Quando eu tinha uns doze anos, li
um livro de Maria José Dupré intitulado A
Ilha Perdida, que conta a história de dois meninos que decidem explorar uma
ilha no meio de um rio e lá acabam encontrando um homem barbudo escondido. Jeff
Nichols com seu Mud me fez sentir
como se estivesse assistindo a parte dessa história na telona.
Parte da Mostra Competitiva do
Festival, Mud tem como escritor e
diretor Jeff Nichols, que já havia impressionado Cannes e vencido o prêmio da
semana da crítica do ano passado com o drama O Abrigo (Take Shelter). Muito
menos dramático, mas ainda assim tocante, Mud
é uma história sobre o amor. Mais especificamente sobre a visão masculina dele.
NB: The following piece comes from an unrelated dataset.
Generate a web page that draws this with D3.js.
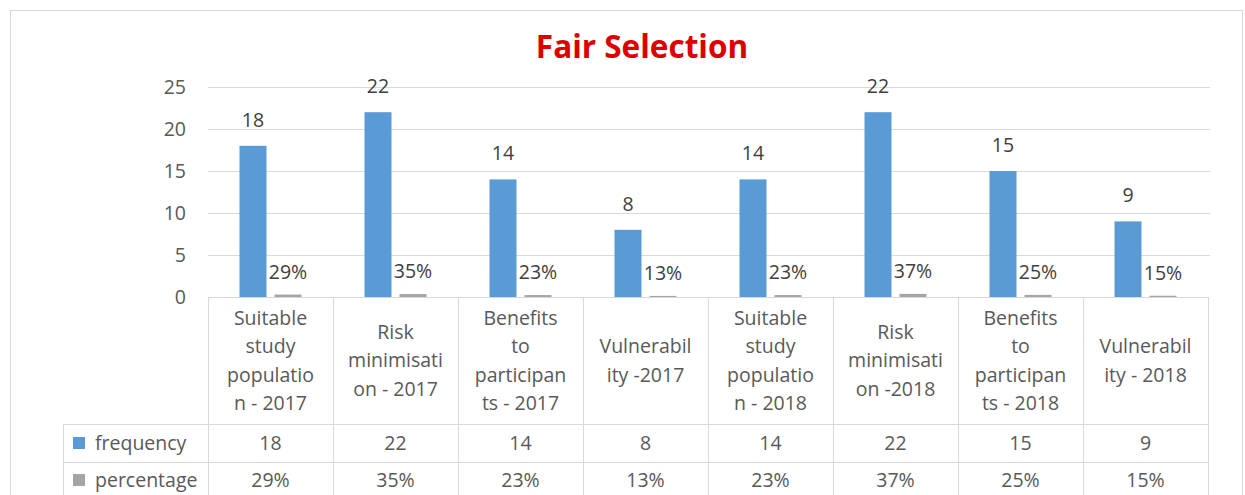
<!DOCTYPE html>
<html>

<head>
    <meta charset="utf-8">
    <style>
        body {
            margin: 0;
            background: white;
        }

        svg {
            display: block;
            font-family: 'Open Sans';
        }

        .tick-label,
        .cat-label,
        .cell,
        .legend-label {
            font-size: 19.5px;
            fill: #595959;
        }

        .bar-label {
            font-size: 19.5px;
            fill: #404040;
        }

        .title {
            font-size: 31.5px;
            font-weight: 700;
            fill: #dd0000;
        }
    </style>
</head>

<body>
    <svg width="1245" height="495"></svg>
</body>

<script src="https://d3js.org/d3.v7.min.js"></script>

<script>
    // categories (as wrapped in the original table), one array of lines each
    let categories = [
        ["Suitable", "study", "populatio", "n - 2017"],
        ["Risk", "minimisati", "on - 2017"],
        ["Benefits", "to", "participan", "ts - 2017"],
        ["Vulnerabil", "ity -2017"],
        ["Suitable", "study", "populatio", "n - 2018"],
        ["Risk", "minimisati", "on -2018"],
        ["Benefits", "to", "participan", "ts - 2018"],
        ["Vulnerabil", "ity - 2018"]
    ]
    let frequency = [18, 22, 14, 8, 14, 22, 15, 9]
    let percentage = [0.29, 0.35, 0.23, 0.13, 0.23, 0.37, 0.25, 0.15]
    let seriesNames = ["frequency", "percentage"]
    let yTicks = [0, 5, 10, 15, 20, 25]

    let colors = { frequency: "#5b9bd5", percentage: "#a5a5a5" }

    let svg = d3.select("svg")

    // outer frame
    svg.append("rect")
        .attr("x", 10.5).attr("y", 10.5)
        .attr("width", 1232).attr("height", 500)
        .style("fill", "none")
        .style("stroke", "#d9d9d9")

    let plotLeft = 208, plotRight = 1208, plotTop = 87, base = 297

    let x = d3.scaleBand()
        .domain(d3.range(categories.length))
        .range([plotLeft, plotRight])

    let sub = d3.scaleBand()
        .domain(seriesNames)
        .range([-31, 31])
        .paddingInner(8 / 35)

    let y = d3.scaleLinear()
        .domain([0, 25])
        .range([base, plotTop])

    // gridlines
    svg.selectAll(".grid")
        .data(yTicks.filter(d => d > 0))
        .join("line")
        .attr("x1", plotLeft)
        .attr("x2", plotRight + 2)
        .attr("y1", d => y(d) + 0.5)
        .attr("y2", d => y(d) + 0.5)
        .style("stroke", "#d9d9d9")
        .style("stroke-width", 1)

    // y axis labels
    svg.selectAll(".tick-label")
        .data(yTicks)
        .join("text")
        .attr("class", "tick-label")
        .attr("x", 186)
        .attr("y", d => y(d))
        .attr("dy", "0.35em")
        .attr("text-anchor", "end")
        .text(d => d)

    let rows = frequency.map((f, i) => ({ i: i, frequency: f, percentage: percentage[i] }))

    // bars
    seriesNames.forEach(s => {
        svg.selectAll(".bar-" + s)
            .data(rows)
            .join("rect")
            .attr("class", "bar-" + s)
            .attr("x", d => x(d.i) + x.bandwidth() / 2 + sub(s))
            .attr("width", sub.bandwidth())
            .attr("y", d => y(d[s]))
            .attr("height", d => base - y(d[s]))
            .style("fill", colors[s])
    })

    // labels above bars
    svg.selectAll(".lab-f")
        .data(rows)
        .join("text")
        .attr("class", "bar-label")
        .attr("x", d => x(d.i) + x.bandwidth() / 2 + sub("frequency") + sub.bandwidth() / 2)
        .attr("y", d => y(d.frequency) - 19)
        .attr("text-anchor", "middle")
        .text(d => d.frequency)

    svg.selectAll(".lab-p")
        .data(rows)
        .join("text")
        .attr("class", "bar-label")
        .attr("x", d => x(d.i) + x.bandwidth() / 2 + sub("percentage") + sub.bandwidth() / 2)
        .attr("y", d => y(d.percentage) - 16)
        .attr("text-anchor", "middle")
        .text(d => d3.format(".0%")(d.percentage))

    // data table
    let tableLeft = 63, row1 = 424, row2 = 462, bottom = 500
    let lineColor = "#d9d9d9"

    let hl = [[plotLeft, base], [tableLeft, row1], [tableLeft, row2]]
    svg.selectAll(".hline")
        .data(hl)
        .join("line")
        .attr("x1", d => d[0])
        .attr("x2", plotRight)
        .attr("y1", d => d[1] + 0.5)
        .attr("y2", d => d[1] + 0.5)
        .style("stroke", lineColor)

    let vx = d3.range(categories.length + 1).map(i => i < categories.length ? x(i) : plotRight)
    svg.selectAll(".vline")
        .data(vx)
        .join("line")
        .attr("x1", d => d + 0.5)
        .attr("x2", d => d + 0.5)
        .attr("y1", base)
        .attr("y2", bottom)
        .style("stroke", lineColor)

    svg.append("line")
        .attr("x1", tableLeft + 0.5).attr("x2", tableLeft + 0.5)
        .attr("y1", row1).attr("y2", bottom)
        .style("stroke", lineColor)

    // category labels
    let lineH = 28.5
    let catG = svg.selectAll(".cat")
        .data(categories)
        .join("text")
        .attr("class", "cat-label")
        .attr("text-anchor", "middle")
        .attr("transform", (d, i) => "translate(" + (x(i) + x.bandwidth() / 2) + "," + ((base + row1) / 2 - (d.length - 1) * lineH / 2) + ")")

    catG.selectAll("tspan")
        .data(d => d)
        .join("tspan")
        .attr("x", 0)
        .attr("y", (d, j) => j * lineH)
        .attr("dy", "0.35em")
        .text(d => d)

    // table values
    let rowY = { frequency: (row1 + row2) / 2, percentage: 480 }
    svg.selectAll(".cell-f")
        .data(rows)
        .join("text")
        .attr("class", "cell")
        .attr("x", d => x(d.i) + x.bandwidth() / 2)
        .attr("y", rowY.frequency)
        .attr("dy", "0.35em")
        .attr("text-anchor", "middle")
        .text(d => d.frequency)

    svg.selectAll(".cell-p")
        .data(rows)
        .join("text")
        .attr("class", "cell")
        .attr("x", d => x(d.i) + x.bandwidth() / 2)
        .attr("y", rowY.percentage)
        .attr("dy", "0.35em")
        .attr("text-anchor", "middle")
        .text(d => d3.format(".0%")(d.percentage))

    // legend keys in the table
    seriesNames.forEach(s => {
        svg.append("rect")
            .attr("x", 73)
            .attr("y", rowY[s] - 6)
            .attr("width", 12)
            .attr("height", 12)
            .style("fill", colors[s])
        svg.append("text")
            .attr("class", "legend-label")
            .attr("x", 95)
            .attr("y", rowY[s])
            .attr("dy", "0.35em")
            .text(s)
    })

    // title
    svg.append("text")
        .attr("class", "title")
        .attr("x", 642)
        .attr("y", 58)
        .attr("text-anchor", "middle")
        .text("Fair Selection")
</script>

</html>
Uma história de amor sob o ponto de vista masculino.
Ellis (Tye Sheridan) e Neckbone
(Jacob Lofland) são dois meninos por volta de seus catorze anos que fazem tudo
juntos. Se comunicando por um rádio, eles acordam cedo e se esgueiram para fora
de suas casas, longe da vista dos pais, para navegar pelo rio Mississipi até
uma ilha isolada pelas águas. Chegando lá, eles encontram um homem misterioso,
esfarrapado e barbudo, de nome Mud (Matthew McConaughey).
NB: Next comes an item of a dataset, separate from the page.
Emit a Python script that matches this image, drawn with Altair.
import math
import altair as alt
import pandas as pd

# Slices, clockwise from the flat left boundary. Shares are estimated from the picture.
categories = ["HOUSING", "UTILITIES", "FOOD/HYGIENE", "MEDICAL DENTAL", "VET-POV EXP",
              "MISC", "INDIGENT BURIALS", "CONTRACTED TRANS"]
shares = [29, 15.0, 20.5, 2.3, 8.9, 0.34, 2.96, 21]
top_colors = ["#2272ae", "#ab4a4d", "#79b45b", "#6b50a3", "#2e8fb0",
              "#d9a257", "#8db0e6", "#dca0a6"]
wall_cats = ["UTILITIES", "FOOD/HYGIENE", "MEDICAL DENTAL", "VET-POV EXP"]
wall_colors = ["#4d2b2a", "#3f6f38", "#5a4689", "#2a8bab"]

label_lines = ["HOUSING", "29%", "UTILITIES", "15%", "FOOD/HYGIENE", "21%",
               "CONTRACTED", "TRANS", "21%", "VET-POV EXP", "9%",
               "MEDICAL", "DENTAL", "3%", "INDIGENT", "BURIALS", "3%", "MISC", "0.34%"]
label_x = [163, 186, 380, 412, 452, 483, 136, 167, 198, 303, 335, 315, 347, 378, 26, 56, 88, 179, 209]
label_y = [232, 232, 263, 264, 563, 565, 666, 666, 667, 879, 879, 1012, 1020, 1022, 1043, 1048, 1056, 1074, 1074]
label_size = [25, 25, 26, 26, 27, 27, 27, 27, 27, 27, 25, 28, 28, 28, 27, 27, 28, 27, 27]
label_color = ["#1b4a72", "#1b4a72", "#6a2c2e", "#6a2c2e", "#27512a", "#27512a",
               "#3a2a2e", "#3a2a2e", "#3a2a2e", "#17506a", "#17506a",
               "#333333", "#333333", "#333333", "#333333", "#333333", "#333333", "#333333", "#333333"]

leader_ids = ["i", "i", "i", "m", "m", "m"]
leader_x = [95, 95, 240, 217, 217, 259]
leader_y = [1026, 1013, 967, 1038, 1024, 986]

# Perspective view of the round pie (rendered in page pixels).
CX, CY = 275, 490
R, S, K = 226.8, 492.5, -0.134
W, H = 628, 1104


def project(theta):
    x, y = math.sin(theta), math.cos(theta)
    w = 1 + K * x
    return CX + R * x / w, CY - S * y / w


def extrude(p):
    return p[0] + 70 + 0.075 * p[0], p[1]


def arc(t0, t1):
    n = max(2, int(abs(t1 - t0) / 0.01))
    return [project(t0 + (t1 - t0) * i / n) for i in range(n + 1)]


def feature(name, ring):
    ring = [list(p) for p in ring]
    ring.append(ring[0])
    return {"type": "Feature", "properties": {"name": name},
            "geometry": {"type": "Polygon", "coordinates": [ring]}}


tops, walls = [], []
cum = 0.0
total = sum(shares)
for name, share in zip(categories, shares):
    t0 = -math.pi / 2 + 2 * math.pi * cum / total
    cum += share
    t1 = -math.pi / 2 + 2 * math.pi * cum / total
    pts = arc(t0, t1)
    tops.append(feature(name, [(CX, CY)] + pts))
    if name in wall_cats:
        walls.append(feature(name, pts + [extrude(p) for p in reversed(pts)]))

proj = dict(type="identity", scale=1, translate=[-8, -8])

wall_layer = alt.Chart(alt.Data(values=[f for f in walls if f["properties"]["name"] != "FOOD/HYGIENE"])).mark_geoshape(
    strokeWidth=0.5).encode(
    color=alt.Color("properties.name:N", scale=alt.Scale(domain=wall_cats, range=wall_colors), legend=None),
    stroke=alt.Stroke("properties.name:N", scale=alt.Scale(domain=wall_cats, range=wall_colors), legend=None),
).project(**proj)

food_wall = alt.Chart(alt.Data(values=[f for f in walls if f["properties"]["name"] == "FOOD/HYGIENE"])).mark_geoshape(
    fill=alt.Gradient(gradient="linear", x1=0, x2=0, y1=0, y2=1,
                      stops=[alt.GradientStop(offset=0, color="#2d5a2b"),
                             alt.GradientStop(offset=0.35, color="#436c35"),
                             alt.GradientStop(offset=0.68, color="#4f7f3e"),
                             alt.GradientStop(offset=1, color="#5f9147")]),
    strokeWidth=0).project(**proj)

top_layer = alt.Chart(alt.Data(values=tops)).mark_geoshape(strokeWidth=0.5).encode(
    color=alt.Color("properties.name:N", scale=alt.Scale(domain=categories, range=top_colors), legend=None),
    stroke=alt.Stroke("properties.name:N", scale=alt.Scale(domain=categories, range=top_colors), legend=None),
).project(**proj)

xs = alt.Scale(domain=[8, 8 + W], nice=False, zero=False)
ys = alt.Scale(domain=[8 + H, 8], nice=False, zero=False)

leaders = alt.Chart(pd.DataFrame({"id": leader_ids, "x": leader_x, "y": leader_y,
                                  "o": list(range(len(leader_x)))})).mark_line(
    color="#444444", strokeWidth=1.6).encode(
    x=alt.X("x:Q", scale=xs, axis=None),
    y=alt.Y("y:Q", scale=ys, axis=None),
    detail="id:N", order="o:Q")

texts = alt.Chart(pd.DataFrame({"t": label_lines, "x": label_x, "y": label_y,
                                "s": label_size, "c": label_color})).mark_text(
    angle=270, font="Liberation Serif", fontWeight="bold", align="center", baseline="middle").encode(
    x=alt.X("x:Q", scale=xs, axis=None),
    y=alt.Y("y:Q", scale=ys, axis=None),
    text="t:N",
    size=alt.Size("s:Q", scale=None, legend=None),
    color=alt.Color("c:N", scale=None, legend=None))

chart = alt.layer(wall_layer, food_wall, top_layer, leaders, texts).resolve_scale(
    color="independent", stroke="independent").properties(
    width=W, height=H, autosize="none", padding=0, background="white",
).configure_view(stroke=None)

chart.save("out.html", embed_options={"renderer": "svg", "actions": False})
Homem de poucas palavras, Mud se
apega à sua pistola e à sua camisa, pois são, segundo ele, a única proteção que
possui em meio ao mato. Com uma tatuagem de cobra no braço, ele assusta o
rapazes à princípio, mas a curiosidade deles faz com que voltem à ilha para
levar-lhe comida, mesmo sem saber o que o homem fez para precisar fugir.
Matthew McConaughey como o misterioso Mud. |
Os garotos descobrem que Mud é
procurado pela polícia e que está escondido na ilha porque matou o homem que
havia machucado o amor de sua vida, a bela Juniper (Reese Witherspoon). Tocado por
sua história e identificando-se com ele, Ellis decide ajudá-lo.
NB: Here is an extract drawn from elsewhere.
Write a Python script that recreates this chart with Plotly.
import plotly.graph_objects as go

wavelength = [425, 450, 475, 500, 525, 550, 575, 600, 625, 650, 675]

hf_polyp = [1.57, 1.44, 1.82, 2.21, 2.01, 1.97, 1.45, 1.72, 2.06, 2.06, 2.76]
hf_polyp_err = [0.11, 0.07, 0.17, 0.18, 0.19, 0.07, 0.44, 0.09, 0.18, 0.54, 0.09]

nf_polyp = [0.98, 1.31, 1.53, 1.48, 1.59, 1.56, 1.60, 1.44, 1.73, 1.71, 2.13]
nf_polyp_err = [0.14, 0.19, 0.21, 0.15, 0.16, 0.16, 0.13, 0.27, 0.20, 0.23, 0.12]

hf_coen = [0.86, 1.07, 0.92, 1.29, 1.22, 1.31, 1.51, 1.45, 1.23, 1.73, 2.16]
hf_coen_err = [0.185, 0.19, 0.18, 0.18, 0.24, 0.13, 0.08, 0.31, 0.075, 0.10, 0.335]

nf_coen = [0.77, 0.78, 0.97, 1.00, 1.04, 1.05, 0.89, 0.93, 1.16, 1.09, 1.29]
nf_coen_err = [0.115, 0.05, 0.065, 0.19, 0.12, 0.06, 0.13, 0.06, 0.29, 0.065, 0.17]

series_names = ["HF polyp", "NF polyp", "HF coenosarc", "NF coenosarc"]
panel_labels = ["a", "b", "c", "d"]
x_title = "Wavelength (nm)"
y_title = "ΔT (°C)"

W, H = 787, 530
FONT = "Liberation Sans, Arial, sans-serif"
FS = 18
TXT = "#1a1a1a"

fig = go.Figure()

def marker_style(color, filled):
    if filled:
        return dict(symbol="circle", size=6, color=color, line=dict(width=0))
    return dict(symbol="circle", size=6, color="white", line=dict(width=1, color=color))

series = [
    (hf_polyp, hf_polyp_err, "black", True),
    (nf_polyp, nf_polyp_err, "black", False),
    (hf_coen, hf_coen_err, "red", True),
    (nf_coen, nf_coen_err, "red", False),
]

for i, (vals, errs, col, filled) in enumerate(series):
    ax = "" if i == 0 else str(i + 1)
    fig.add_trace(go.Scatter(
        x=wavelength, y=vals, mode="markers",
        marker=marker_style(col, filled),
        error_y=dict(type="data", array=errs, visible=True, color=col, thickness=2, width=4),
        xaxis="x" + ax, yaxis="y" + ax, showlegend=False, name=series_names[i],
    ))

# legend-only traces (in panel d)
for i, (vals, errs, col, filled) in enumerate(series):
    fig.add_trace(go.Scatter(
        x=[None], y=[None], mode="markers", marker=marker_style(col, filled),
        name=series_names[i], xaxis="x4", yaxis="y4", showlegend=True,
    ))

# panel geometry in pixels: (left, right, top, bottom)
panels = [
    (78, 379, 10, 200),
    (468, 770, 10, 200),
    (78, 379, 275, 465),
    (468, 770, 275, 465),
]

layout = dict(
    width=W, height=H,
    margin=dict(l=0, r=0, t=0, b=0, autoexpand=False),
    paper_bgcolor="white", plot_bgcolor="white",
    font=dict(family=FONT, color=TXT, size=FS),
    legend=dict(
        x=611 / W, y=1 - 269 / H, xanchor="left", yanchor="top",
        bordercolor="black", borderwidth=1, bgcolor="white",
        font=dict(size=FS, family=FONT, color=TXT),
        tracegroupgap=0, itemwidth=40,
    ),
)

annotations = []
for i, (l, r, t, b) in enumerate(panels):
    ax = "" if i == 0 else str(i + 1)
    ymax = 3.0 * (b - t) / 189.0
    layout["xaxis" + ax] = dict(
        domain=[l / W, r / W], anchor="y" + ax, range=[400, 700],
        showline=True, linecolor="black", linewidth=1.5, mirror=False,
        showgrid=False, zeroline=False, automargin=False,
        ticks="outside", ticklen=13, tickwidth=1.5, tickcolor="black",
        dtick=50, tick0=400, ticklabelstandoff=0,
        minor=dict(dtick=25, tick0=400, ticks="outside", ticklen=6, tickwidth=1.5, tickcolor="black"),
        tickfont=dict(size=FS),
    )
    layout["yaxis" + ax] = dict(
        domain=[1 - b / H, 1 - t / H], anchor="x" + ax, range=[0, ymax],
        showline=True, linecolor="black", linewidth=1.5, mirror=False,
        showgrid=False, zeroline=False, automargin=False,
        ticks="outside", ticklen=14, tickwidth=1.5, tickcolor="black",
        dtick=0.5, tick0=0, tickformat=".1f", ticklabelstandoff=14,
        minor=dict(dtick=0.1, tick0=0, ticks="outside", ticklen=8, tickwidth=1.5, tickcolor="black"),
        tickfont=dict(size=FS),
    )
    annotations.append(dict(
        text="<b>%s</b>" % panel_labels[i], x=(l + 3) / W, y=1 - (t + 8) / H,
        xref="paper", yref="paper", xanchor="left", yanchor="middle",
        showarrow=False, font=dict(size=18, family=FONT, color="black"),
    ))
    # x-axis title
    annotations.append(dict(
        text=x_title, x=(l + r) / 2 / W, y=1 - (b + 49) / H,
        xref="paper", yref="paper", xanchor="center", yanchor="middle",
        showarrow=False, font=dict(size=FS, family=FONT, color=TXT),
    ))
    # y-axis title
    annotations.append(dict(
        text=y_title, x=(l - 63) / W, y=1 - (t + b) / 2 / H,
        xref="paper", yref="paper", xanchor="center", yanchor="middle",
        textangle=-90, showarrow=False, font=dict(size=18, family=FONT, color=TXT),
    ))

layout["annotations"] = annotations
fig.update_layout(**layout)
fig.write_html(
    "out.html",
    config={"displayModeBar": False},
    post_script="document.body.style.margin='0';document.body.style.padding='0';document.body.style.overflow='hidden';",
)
Tanto Mud quanto Ellis são
personagens românticos que vivem com um pé na realidade e outro no mundo da
lua. Devotos aos seus amores, fazem tudo por elas, apesar de não serem
correspondidos à altura. Essa visão essencialmente
masculina acaba por colocar as mulheres um pouco como vilãs. É uma interessante
inversão de papéis. O estereótipo de filme romântico em que o mocinho faz
alguma besteira e depois precisa ser perdoado pela mocinha é completamente
invertido. Dessa vez, são as atitudes das mulheres que precisam da paciência e
do perdão masculino. Os homens à volta delas, apesar de tudo, continuam
românticos, e terminam a projeção como autênticos mártires do amor.
Crescer e conhecer o mundo.
Mud é, sobretudo, um filme sobre perder a inocência e ganhar
conhecimento do mundo. Ter que lidar com a eminente separação de seus pais faz
com que Ellis projete todas as suas esperanças em unir novamente Mud e Juniper,
bem como em conquistar sua própria paixão. Ele percebe, contudo, que a vida
real não funciona como um conto de fadas, e que até mesmo a aparente garota dos
sonhos é apenas humana, com desejos e defeitos como qualquer um.
Ellis (Tye Sheridan) e Neckbone (Jacob Lofland) ajudam Mud. |
Ellis sofre quatro grandes
decepções ao longo do filme, mas aprende que a sensação de ter sido traído não
dura para sempre, e que redenções são possíveis. Apesar de todo o amadurecimento
pelo qual passa, Ellis deixa que seu bom coração sobreviva, sem perder
completamente a capacidade de sonhar, somente trazendo seus sonhos um pouco
mais para perto do chão.
A direção harmônica de Jeff Nichols
Jeff Nichols conduz seu filme com
harmonia e precisão. Auxiliado pela fotografia, cria enquadramentos que
destacam a beleza natural da região à beira do rio Mississipi, no estado do
Arkansas. A atuação cativante que obtém de seus dois protagonistas também
contribui muito para prender a atenção do espectador. A identificação entre
garoto e adulto por vezes faz com que pareçam um a versão passada, outro a
versão futura de uma mesma pessoa.
Encaixando tudo em seu devido
lugar, o diretor constrói um filme organizado e envolvente. (Um grande
parêntesis aqui: talvez a cena de ação do final seja um pouco, mas só um pouco,
desnecessária.) Conclusão: vale a pena esperar para conferi-lo nos cinemas.